When not pedaling, the friction force on the wheels of the bicycle is directed backwards, but doesn't this give the tires angular velocity?

Question

The bicycle in the figure gained speed and then the feet were pulled back from the pedals. Since no torque is applied to the pedals, the friction force on the rear wheel is directed backwards. However, after this point, there is something that confuses me. Friction forces create a backward acceleration that slows down the object. But the same friction forces cause the wheels to gain angular velocity clockwise. Won't this cause the wheels to spin faster? How will the speed of this bike be 0(zero)? Can you explain with drawings?

EDİT:

I edited my question. I found that the factor that slows down the angular velocity of the wheel is the normal force.

$N.d > {{F_s}_1}.r $

HC Verma- concepts of physics page 183

Answer 1

Practically there is not just point of contact between the tyres and the road but rather an area of contact which is due to the deformation of the tyres. Due to this deformation the normal force acts slightly out of line from the center of mass. This produces a backward torque that reduces the angular velocity.

And the frictional force will be $\bf non-zero$ unlike what most comments state.

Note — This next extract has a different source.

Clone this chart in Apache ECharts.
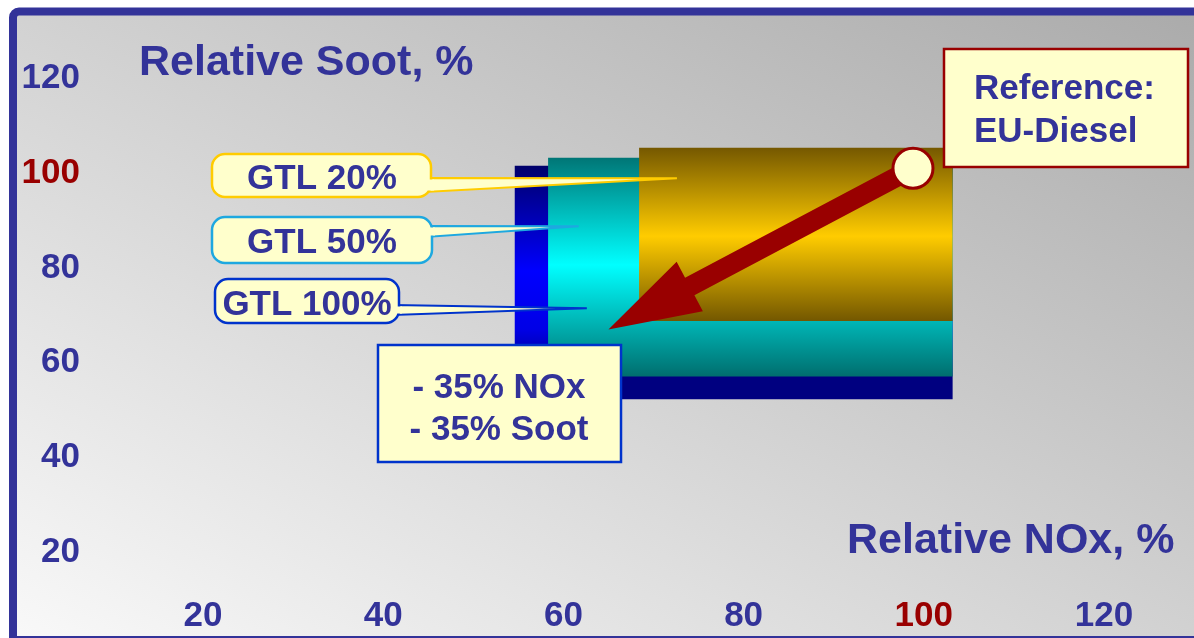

For more information refer to HCV concepts of physics part 1 page number 183

Answer 2

When we are pedaling, a torque $\tau$ is induced in the wheels of the cycle. Since the tires generally have a good traction with the road, the friction force acting on the cycle would be $f_1 = \frac{\tau}{r}$ where $r$ is the radius of the wheel. $\tau_i$ is the torque induced on the pedal by your foot.

Since, generally the pedal is connected to the back tire, the torque acts on the back tire and causes the motion. This causes the front tire to slip and hence, a friction force $f_2$ acts on the front wheel, making it rotate.

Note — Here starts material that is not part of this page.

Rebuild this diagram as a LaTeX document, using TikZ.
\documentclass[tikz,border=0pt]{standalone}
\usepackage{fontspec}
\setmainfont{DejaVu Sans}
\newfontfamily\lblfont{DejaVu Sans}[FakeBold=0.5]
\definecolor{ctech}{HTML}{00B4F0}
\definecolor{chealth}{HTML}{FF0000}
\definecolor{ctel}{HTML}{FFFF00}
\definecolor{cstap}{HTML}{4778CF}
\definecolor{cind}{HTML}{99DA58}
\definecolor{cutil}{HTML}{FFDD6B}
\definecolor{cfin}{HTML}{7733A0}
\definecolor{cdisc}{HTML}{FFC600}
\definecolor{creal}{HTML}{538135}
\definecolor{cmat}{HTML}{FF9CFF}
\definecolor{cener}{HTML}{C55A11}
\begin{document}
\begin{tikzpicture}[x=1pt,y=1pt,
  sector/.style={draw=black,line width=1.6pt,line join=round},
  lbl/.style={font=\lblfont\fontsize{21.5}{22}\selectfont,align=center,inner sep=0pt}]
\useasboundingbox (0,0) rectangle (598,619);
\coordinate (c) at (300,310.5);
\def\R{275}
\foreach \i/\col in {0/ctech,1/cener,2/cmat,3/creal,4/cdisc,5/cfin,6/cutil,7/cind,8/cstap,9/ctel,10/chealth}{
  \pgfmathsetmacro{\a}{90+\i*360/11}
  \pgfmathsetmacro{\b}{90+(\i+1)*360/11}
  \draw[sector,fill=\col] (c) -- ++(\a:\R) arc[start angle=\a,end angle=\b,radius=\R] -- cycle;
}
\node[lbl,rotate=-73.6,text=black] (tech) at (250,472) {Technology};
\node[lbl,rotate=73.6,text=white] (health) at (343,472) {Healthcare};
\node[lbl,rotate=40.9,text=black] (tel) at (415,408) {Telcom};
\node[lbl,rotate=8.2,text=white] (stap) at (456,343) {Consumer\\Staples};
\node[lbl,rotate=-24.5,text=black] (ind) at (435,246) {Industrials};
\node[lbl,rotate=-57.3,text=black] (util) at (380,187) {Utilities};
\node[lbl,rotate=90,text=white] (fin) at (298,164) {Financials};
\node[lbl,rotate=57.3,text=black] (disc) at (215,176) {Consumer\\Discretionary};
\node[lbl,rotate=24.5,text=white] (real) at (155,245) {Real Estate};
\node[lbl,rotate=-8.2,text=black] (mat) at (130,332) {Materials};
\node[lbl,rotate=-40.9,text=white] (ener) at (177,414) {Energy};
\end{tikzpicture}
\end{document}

Now when you stop pedaling, there is no torque acting on the wheel and the wheel is pure rolling. $v = \omega r$ where $v$ and $\omega$ are velocity and angular velocity respectively.

When the wheels are pure rolling, the friction force acting on the bike would be $0$ and ideally, the bicycle keeps rolling forever. But generally, when we stop pedaling, the bicycle comes to a stop after going for a bit.

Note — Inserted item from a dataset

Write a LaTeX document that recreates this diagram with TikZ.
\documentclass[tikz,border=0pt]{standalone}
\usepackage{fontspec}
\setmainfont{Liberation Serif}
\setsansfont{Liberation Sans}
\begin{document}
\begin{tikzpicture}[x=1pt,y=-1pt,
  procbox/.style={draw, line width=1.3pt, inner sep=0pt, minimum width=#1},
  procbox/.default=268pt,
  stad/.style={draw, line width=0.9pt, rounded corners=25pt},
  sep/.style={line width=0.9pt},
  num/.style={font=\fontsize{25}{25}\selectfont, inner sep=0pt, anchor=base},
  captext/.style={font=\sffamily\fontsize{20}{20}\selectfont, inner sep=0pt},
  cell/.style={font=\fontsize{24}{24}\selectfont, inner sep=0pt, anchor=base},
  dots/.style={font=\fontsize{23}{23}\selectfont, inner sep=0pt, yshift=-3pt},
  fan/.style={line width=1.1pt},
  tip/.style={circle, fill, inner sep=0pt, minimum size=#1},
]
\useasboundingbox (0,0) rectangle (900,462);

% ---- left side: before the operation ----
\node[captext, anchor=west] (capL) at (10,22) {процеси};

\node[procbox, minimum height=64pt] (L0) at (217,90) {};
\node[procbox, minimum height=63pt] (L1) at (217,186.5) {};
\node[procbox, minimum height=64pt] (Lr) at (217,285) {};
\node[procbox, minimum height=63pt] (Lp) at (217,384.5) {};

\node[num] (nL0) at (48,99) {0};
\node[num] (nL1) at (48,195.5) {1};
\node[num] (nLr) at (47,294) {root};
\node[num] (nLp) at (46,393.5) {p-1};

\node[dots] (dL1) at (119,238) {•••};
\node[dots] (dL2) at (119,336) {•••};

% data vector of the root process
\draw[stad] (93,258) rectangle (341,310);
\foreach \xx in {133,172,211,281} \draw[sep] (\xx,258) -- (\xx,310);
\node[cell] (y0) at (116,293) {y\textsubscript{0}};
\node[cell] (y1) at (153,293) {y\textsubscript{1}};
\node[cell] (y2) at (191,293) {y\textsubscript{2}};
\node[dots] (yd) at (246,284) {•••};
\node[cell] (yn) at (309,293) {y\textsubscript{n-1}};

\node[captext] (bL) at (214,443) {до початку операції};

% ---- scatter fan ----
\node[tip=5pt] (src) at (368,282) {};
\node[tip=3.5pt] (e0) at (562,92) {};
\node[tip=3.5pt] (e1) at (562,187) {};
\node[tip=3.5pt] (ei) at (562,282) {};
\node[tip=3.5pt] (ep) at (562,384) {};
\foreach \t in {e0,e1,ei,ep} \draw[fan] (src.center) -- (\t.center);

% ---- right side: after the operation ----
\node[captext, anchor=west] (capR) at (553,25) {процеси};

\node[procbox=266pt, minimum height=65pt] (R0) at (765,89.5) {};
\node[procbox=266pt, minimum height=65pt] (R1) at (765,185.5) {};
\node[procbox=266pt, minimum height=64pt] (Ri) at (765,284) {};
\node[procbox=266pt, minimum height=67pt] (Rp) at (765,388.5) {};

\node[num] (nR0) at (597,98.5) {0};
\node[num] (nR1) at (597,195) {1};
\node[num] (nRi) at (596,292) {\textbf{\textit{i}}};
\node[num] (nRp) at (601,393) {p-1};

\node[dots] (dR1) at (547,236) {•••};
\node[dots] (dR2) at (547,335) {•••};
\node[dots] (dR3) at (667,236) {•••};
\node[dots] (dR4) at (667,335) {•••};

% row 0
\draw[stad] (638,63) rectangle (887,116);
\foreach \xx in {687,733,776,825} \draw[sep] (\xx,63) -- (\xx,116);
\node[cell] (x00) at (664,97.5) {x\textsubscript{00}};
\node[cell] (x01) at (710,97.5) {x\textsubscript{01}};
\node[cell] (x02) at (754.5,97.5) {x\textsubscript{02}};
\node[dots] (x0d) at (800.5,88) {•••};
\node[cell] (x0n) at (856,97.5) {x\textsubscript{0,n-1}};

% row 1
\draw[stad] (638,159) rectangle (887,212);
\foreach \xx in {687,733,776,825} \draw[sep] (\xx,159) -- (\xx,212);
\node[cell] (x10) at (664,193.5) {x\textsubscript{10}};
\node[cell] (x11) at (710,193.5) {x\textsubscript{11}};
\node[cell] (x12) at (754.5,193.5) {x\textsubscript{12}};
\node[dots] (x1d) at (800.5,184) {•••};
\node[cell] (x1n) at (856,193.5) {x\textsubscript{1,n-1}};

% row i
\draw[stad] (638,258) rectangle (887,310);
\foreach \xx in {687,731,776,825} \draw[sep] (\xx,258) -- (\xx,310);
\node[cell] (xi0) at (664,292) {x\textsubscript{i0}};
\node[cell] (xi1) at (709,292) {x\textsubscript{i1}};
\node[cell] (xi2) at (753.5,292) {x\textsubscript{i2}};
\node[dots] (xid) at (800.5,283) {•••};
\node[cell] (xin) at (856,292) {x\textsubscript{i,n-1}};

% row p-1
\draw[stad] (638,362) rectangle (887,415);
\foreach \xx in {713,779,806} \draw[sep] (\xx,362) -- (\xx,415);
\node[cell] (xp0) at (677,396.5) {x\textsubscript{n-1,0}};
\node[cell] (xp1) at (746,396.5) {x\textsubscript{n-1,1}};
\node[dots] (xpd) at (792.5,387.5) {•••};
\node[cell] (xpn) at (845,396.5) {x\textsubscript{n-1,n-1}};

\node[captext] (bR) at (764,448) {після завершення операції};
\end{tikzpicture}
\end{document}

This is due to other dissipative forces such as friction in the bearings, resistive forces in the sprocket and rolling friction. These resistive forces acts on the cycle which brings it to a stop.

The friction force isn't the force that brings the bicycle to a stop. it is the internal resistive forces and rolling friction that brings the cycle to a stop and these forces actually slow down the wheel rather than make them spin faster.

When we apply the brakes, the wheels are forced to stop spinning while the bicycle continues to move forward. hence a friction force $f$ acts on the tires opposite to the direction of motion, thus stopping the bicycle

Answer 3

It is not friction at the contact point of the wheel that slows the wheel down and the friction does not give the wheel angular velocity.

The main cause of the slowing down is due to the hysteresis of a rubber tyre and due to the reaction force from compressing the rubber tyre in front of the wheel.

In the diagram above the hysteresis of the tyre is greatly exaggerated for clarity. As the wheel rolls to the right and compresses the tyre in front of the contact patch there is a reaction force at A. This reaction force produces an anticlockwise torque about the contact patch B which acts as a fulcrum.

There is no net force at point B. If there was a net force at B, the tyre would skid relative to the road but that is not happening in the free rolling case. Non zero net force always produces motion. The torque produced at A becomes a torque at point C which in turn produces a rearwards force at the wheel axis C. Since there is no net force at B, there is no angular velocity imparted to the wheel in either direction by friction at the contact point.